The song “Voice of Midnight” is about your friend Ian McLagan and his wife, Kim, who died in an auto accident.

Yeah, that song came to me late one night. I didn’t sit down to write a song about Kim. I just had that line in my head, “voice of midnight”; that’s all it was. When I got it all written down and I played it, the hair was standing up on the back of my neck, and I was like, “F—, that’s about Kim and Mac.” I’d had no idea at that point. It sort of freaked me out. I tried to play it again, and I couldn’t. That moment was pretty powerful.

“Hard Road” feels like one of the album’s centerpieces. It’s kind of an epic song.

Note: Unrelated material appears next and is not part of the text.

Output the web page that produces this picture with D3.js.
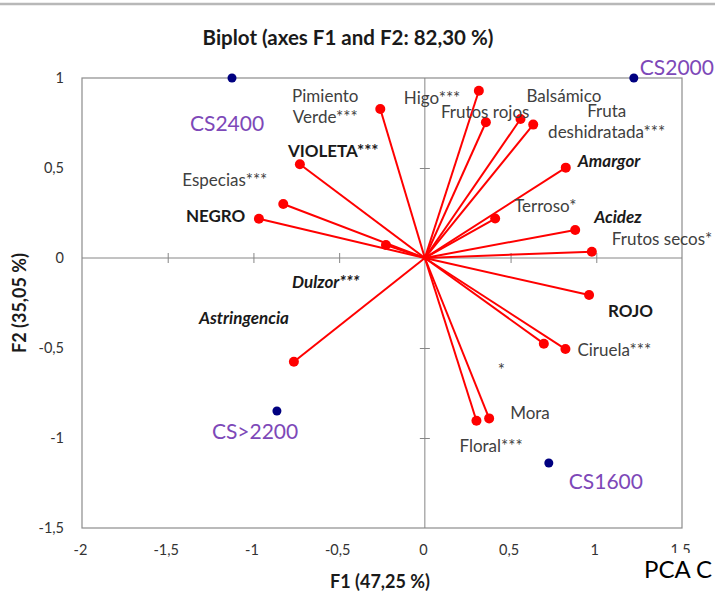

It is kind of an epic. I don’t know how I wrote this one. I know that as I was trying to make it perfect in my mind, it kept getting longer and longer. Somebody that I respect a lot at one point said, “That song’s too long!” And I thought about it, and then I added another verse.

Only a drummer and a backing vocalist are credited on the album. You played all the other instruments?

Well, I couldn’t afford to hire anybody. I love Rick Richards’s drumming.

As someone who is so conscientious about production, it must be difficult to have your studio be in your home, because the temptation is probably to work all the time.

I do work all the time. I’m not a workaholic, but if I’m working on a project, like the ones I’m doing now, I’m on a schedule and going in as often as I can.

Is your studio separate enough to where the rest of your home life doesn’t intrude on it?

Well, the spare bedroom downstairs is the control room, and the drums are at the end of the living room. Then there’s the guest room, where I put the singers in. And the office—I have some guitar amps in there. But the studio doesn’t really take over; it’s all kind of unobtrusive. Unless there’s a drummer playing.